Uh oh. Oops. Etc. The World Surf League is
known for many things including ridiculous positivity, no
negativity and serving milquetoast lukewarm. Thus, professional
surf watchers were stunned, days ago, when Chief Strategy Officer
Dave Prodan blasted the International Olympic Committee as
“shameful” for refusing to recognize Hawaii’s “surfing
sovereignty.”
As you well know, surfing was introduced at the 2021 neé 2020
Tokyo Games with much thrill and happiness. Certainly the waves
were small and the show not so great but historic, nonetheless,
with Brazil’s Italo Ferreira and the United States’ Carissa Moore
wearing gold medals at the end.
Except shouldn’t it have been Hawaii’s Carissa Moore?
In World Surf League parlance the wonderful archipelago is
considered a sovereign kingdom even though dastardly American
capitalists stole in 1950 and rebranded a “state.”

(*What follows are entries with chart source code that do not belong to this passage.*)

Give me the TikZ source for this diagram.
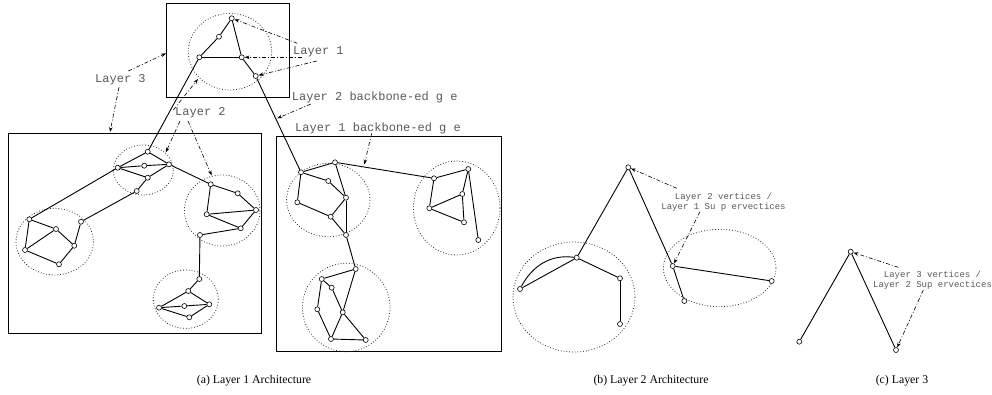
\documentclass[tikz,border=0pt]{standalone}
\usepackage{fontspec}
\setmainfont{Liberation Serif}
\setmonofont{Liberation Mono}
\usetikzlibrary{arrows.meta}
\begin{document}
\begin{tikzpicture}[x=1pt,y=-1pt,
  v/.style={circle,draw,fill=white,inner sep=0pt,minimum size=5pt,line width=0.6pt},
  e/.style={line width=0.9pt},
  hull/.style={draw=black!85,dotted,line width=0.8pt},
  frame/.style={draw,line width=0.8pt},
  note/.style={-{Stealth[length=5pt,width=3.5pt]},line width=0.6pt,
    dash pattern=on 4pt off 2pt on 1pt off 2pt},
  lbl/.style={font=\ttfamily\fontsize{12}{13}\selectfont,text=black!65,inner sep=0pt,anchor=west},
  vlbl/.style={font=\ttfamily\fontsize{9}{9.6}\selectfont,text=black!65,inner sep=0pt,align=center},
  captext/.style={font=\fontsize{11.8}{13}\selectfont,inner sep=0pt}]
\useasboundingbox (0,0) rectangle (992,394);

% ---------- frames ----------
\draw[frame] (166.7,3.3) rectangle (289.3,97.3);
\draw[frame] (8.3,133.3) rectangle (261.7,333.3);
\draw[frame] (276.7,136.7) rectangle (501.7,351.7);

% ---------- cluster hulls ----------
\draw[hull] (230,51.7) ellipse [x radius=41.7, y radius=38.3];
\draw[hull] (143.3,170) ellipse [x radius=30, y radius=25];
\draw[hull] (54.7,241.7) ellipse [x radius=38.7, y radius=33.3];
\draw[hull] (222.2,210.5) ellipse [x radius=37.8, y radius=35.5];
\draw[hull] (185.8,299.2) ellipse [x radius=32.5, y radius=29.2];
\draw[hull] (328.3,200) ellipse [x radius=41.7, y radius=36.7];
\draw[hull] (456.7,208) ellipse [x radius=43.3, y radius=47];
\draw[hull] (346.2,307.5) ellipse [x radius=43.8, y radius=44.2];
\draw[hull] (574,297) ellipse [x radius=61, y radius=55];
\draw[hull] (719.7,268) ellipse [x radius=56.3, y radius=38.7];

% ---------- top (layer 3 supervertex) ----------
\node[v] (t1) at (231.7,18.3) {};
\node[v] (t2) at (219,36.7) {};
\node[v] (t3) at (199.3,57.3) {};
\node[v] (t4) at (241.7,57.3) {};
\node[v] (t5) at (255.7,76) {};

% ---------- left frame ----------
\node[v] (p1) at (147.7,151.7) {};
\node[v] (p2) at (117.7,167.7) {};
\node[v] (p3) at (144.3,165.7) {};
\node[v] (p4) at (169,164.3) {};
\node[v] (p5) at (147.7,177.7) {};
\node[v] (p6) at (136.7,191) {};

\node[v] (q1) at (29.3,219.3) {};
\node[v] (q2) at (56,229) {};
\node[v] (q3) at (81,221.7) {};
\node[v] (q4) at (74.3,245.7) {};
\node[v] (q5) at (25,250) {};
\node[v] (q6) at (59,264.3) {};

\node[v] (r1) at (210.7,184.3) {};
\node[v] (r2) at (237.7,193.3) {};
\node[v] (r3) at (256,210) {};
\node[v] (r4) at (206.7,214.3) {};
\node[v] (r5) at (240.7,228.3) {};
\node[v] (r6) at (200,235) {};

\node[v] (s1) at (199.3,279) {};
\node[v] (s2) at (188.3,291) {};
\node[v] (s3) at (159,307.7) {};
\node[v] (s4) at (184.3,306) {};
\node[v] (s5) at (209.3,304.3) {};
\node[v] (s6) at (189.3,317.3) {};

% ---------- right frame ----------
\node[v] (a1) at (301,172.3) {};
\node[v] (a2) at (335,162.3) {};
\node[v] (a3) at (328.3,181) {};
\node[v] (a4) at (346,197.7) {};
\node[v] (a5) at (297.3,202.3) {};
\node[v] (a6) at (330.7,216.7) {};
\node[v] (a7) at (346,235) {};

\node[v] (b1) at (434,178.3) {};
\node[v] (b2) at (468.3,169) {};
\node[v] (b3) at (462.3,194) {};
\node[v] (b4) at (429.3,208.3) {};
\node[v] (b5) at (464,222.3) {};
\node[v] (b6) at (478.3,240) {};

\node[v] (c1) at (355.7,269) {};
\node[v] (c2) at (321.7,279) {};
\node[v] (c3) at (331.7,287.7) {};
\node[v] (c4) at (317.3,309.3) {};
\node[v] (c5) at (342.7,312.3) {};
\node[v] (c6) at (331,339) {};
\node[v] (c7) at (365.7,340) {};

% ---------- layer 2 ----------
\node[v] (m0) at (628.3,167.3) {};
\node[v] (m1) at (576.7,257.7) {};
\node[v] (m2) at (520,289) {};
\node[v] (m3) at (620,278.3) {};
\node[v] (m4) at (620,324) {};
\node[v] (n1) at (672.7,266) {};
\node[v] (n2) at (771.7,281) {};
\node[v] (n3) at (684.3,301) {};

% ---------- layer 3 ----------
\node[v] (k0) at (850.7,251.7) {};
\node[v] (k1) at (799.3,341.7) {};
\node[v] (k2) at (896,350) {};

% ---------- edges ----------
\foreach \a/\b in {t1/t2,t2/t3,t3/t4,t1/t4,t4/t5,t3/p1,t5/a1,
  p1/p2,p1/p4,p2/p3,p3/p4,p2/p5,p5/p4,p5/p6,p2/q1,p6/q3,p4/r1,
  q1/q2,q1/q5,q5/q2,q2/q4,q3/q4,q4/q6,q5/q6,
  r1/r2,r2/r3,r1/r4,r4/r3,r4/r5,r5/r3,r6/r5,r6/s1,
  s1/s2,s2/s3,s2/s5,s3/s4,s4/s5,s3/s6,s6/s5,
  a1/a2,a1/a3,a3/a4,a2/a4,a4/a7,a4/a6,a1/a5,a5/a6,a6/a7,a2/b1,a7/c1,
  b1/b2,b1/b4,b2/b3,b3/b5,b4/b3,b4/b5,b2/b6,
  c1/c2,c2/c3,c2/c4,c3/c5,c5/c7,c1/c5,c5/c6,c4/c6,c6/c7,
  m0/m1,m1/m2,m1/m3,m3/m4,m0/n1,n1/n3,n1/n2,
  k0/k1,k0/k2}
  \draw[e] (\a) -- (\b);
\draw[e] (m2) to[out=62,in=172] (m1);

% ---------- labels ----------
\node[lbl] (l1) at (293,52) {Layer 1};
\node[lbl] (l3) at (95,79.3) {Layer 3};
\node[lbl] (l2) at (175,112.7) {Layer 2};
\node[lbl] (bb2) at (291.7,97.3) {Layer 2 backbone-ed g e};
\node[lbl] (bb1) at (295,128.3) {Layer 1 backbone-ed g e};
\node[vlbl] (vl2) at (723.5,202) {Layer 2 vertices /\\Layer 1 Su p ervectices};
\node[vlbl] (vl3) at (932.5,280.2) {Layer 3 vertices /\\Layer 2 Sup ervectices};

% arrow start points near the labels and free targets on frames/hulls
\coordinate (l1a) at (297.3,43.3);
\coordinate (l1b) at (301.7,57.3);
\coordinate (l1c) at (316.7,61);
\coordinate (l3a) at (128.3,71);
\coordinate (l3b) at (119,87.3);
\coordinate (topframe) at (166,53.3);
\coordinate (leftframe) at (110,132);
\coordinate (l2a) at (173.3,110);
\coordinate (l2b) at (180,121);
\coordinate (l2c) at (188,121);
\coordinate (hull0) at (198,79);
\coordinate (hull1) at (165.7,152.5);
\coordinate (hull3) at (211.7,175.5);
\coordinate (bb2a) at (310.7,104);
\coordinate (bb2b) at (277.3,118.3);
\coordinate (bb1a) at (371.7,133.3);
\coordinate (bb1b) at (364.3,164.5);
\coordinate (vl2a) at (676.7,188.3);
\coordinate (vl2b) at (700,211.7);
\coordinate (vl3a) at (898.3,267.3);
\coordinate (vl3b) at (923.3,290);

\draw[note] (l1a) -- (t1);
\draw[note] (l1b) -- (t4);
\draw[note] (l1c) -- (t5);
\draw[note] (l3a) -- (topframe);
\draw[note] (l3b) -- (leftframe);
\draw[note] (l2a) -- (hull0);
\draw[note] (l2b) -- (hull1);
\draw[note] (l2c) -- (hull3);
\draw[note] (bb2a) -- (bb2b);
\draw[note] (bb1a) -- (bb1b);
\draw[note] (vl2a) -- (m0);
\draw[note] (vl2b) -- (n1);
\draw[note] (vl3a) -- (k0);
\draw[note] (vl3b) -- (k2);

% ---------- captions ----------
\node[captext] (ca) at (254,381) {(a) Layer 1 Architecture};
\node[captext] (cb) at (651,381) {(b) Layer 2 Architecture};
\node[captext] (cc) at (902,381) {(c) Layer 3};
\end{tikzpicture}
\end{document}
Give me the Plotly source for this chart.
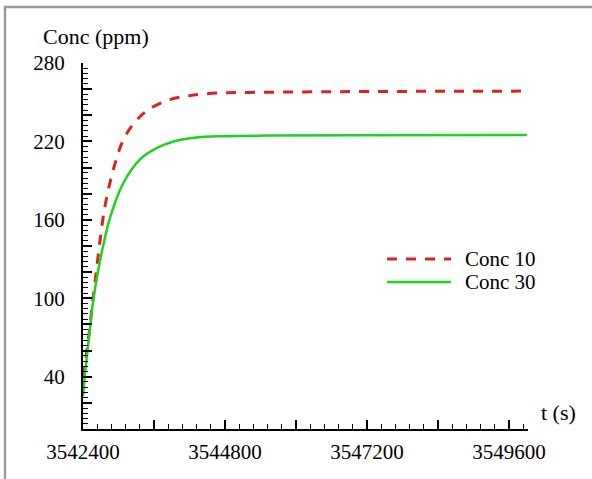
import plotly.graph_objects as go

# ---- data ----
series_names = ["Conc 10", "Conc 30"]

t_conc10 = [3542410, 3542450, 3542500, 3542550, 3542600, 3542660, 3542770, 3542910,
            3543080, 3543300, 3543530, 3543870, 3544200, 3544660, 3545200, 3546500,
            3548000, 3549900]
v_conc10 = [40, 55, 72, 92, 111, 134, 170, 198,
            221, 236, 245, 252, 255, 257, 257.5, 258,
            258.3, 258.5]

t_conc30 = [3542400, 3542430, 3542460, 3542520, 3542575, 3542660, 3542740, 3542860,
            3543080, 3543360, 3543650, 3543930, 3544320, 3544770, 3545500, 3547000,
            3549900]
v_conc30 = [25, 40, 53, 78, 99, 122, 140, 162,
            188, 206, 215, 220, 223, 224, 224.5, 224.8,
            225]

y_tickvals = list(range(0, 281, 20))
y_labels = [40, 100, 160, 220, 280]
x_tickvals = list(range(3542400, 3549601, 1200))
x_labels = [3542400, 3544800, 3547200, 3549600]

RED = "#e0201e"
GREEN = "#1fd21f"
FONT = "Liberation Serif"

fig = go.Figure()
fig.add_trace(go.Scatter(x=t_conc10, y=v_conc10, mode="lines", name=series_names[0],
                         line=dict(color=RED, width=3, dash="10px,9px", shape="spline"),
                         showlegend=False))
fig.add_trace(go.Scatter(x=t_conc30, y=v_conc30, mode="lines", name=series_names[1],
                         line=dict(color=GREEN, width=2.5, shape="spline"),
                         showlegend=False))

fig.update_layout(
    width=592, height=479,
    margin=dict(l=83, r=64, t=63, b=50),
    paper_bgcolor="white", plot_bgcolor="white",
    font=dict(family=FONT, size=21, color="black"),
)

fig.update_xaxes(
    range=[3542400, 3549920], showgrid=False, zeroline=False,
    showline=True, linecolor="black", linewidth=2,
    tickmode="array", tickvals=x_tickvals,
    ticktext=[str(v) if v in x_labels else "" for v in x_tickvals],
    ticks="inside", ticklen=9, tickwidth=2, tickcolor="black",
    ticklabelstandoff=3,
    minor=dict(tickmode="linear", tick0=3542400, dtick=240, ticks="inside",
               ticklen=5, tickwidth=1, tickcolor="black"),
)
fig.update_yaxes(
    range=[0, 280], showgrid=False, zeroline=False,
    showline=True, linecolor="black", linewidth=2,
    tickmode="array", tickvals=y_tickvals,
    ticktext=[str(v) if v in y_labels else "" for v in y_tickvals],
    ticks="inside", ticklen=9, tickwidth=2, tickcolor="black",
    ticklabelstandoff=12,
    minor=dict(tickmode="linear", tick0=0, dtick=4, ticks="inside",
               ticklen=5, tickwidth=1, tickcolor="black"),
)

# axis titles
fig.add_annotation(text="Conc (ppm)", xref="paper", yref="paper",
                   x=(41 - 83) / 445, y=(429 - 36) / 366, xanchor="left", yanchor="middle",
                   showarrow=False, font=dict(family=FONT, size=22))
fig.add_annotation(text="t (s)", xref="paper", yref="paper",
                   x=(539 - 83) / 445, y=(429 - 412) / 366, xanchor="left", yanchor="middle",
                   showarrow=False, font=dict(family=FONT, size=22))

# legend (drawn manually to match long line samples)
leg_rows = [(259, RED, 3, "10px,9px"), (282, GREEN, 2.5, "solid")]
for name, (py, col, w, dash) in zip(series_names, leg_rows):
    yp = (429 - py) / 366
    fig.add_shape(type="line", xref="paper", yref="paper",
                  x0=(387 - 83) / 445, x1=(451 - 83) / 445, y0=yp, y1=yp,
                  line=dict(color=col, width=w, dash=dash))
    fig.add_annotation(text=name, xref="paper", yref="paper",
                       x=(463 - 83) / 445, y=yp, xanchor="left", yanchor="middle",
                       showarrow=False, font=dict(family=FONT, size=21))

# outer gray frame
fig.add_shape(type="rect", xref="paper", yref="paper",
              x0=(5 - 83) / 445, x1=(620 - 83) / 445,
              y0=(429 - 500) / 366, y1=(429 - 7) / 366,
              line=dict(color="#9a9a9a", width=2.5), fillcolor="rgba(0,0,0,0)", layer="below")

fig.write_html("out.html")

John John Florence surfs for Hawaii. Kolohe Andino for the
U.S.A.
Well, the IOC apparently ain’t as generous as the WSL, forcing
Hawaiian surfers to Olympic surf under the Stars and Stripes and
much to Prodan’s chagrin.
A “shameful act,” according to Prodan in his recent chat with
fine Hawaiian Mitchell Salazar.
Oh, I’m with the Chief of Strategy Officers here. Absolutely pro
revolution, as is the BeachGrit way, but fomenting trouble
is really not World Surf League-esque.
In fact, very off brand, especially in light of Chief of
Executives Erik Logan’s “seismic shift”
telegraph which very much depends on surfing’s Olympic success.
Will there be heads?
I can’t imagine, but I’d also love to see Prodan put his opinion
re. Hawaiian sovereignty where his loyalties are and campaign hard
for a breakaway.
Chief of Strategy Officers Prodan, Kingdom of Hawaii has a real
ring.
Mahalo.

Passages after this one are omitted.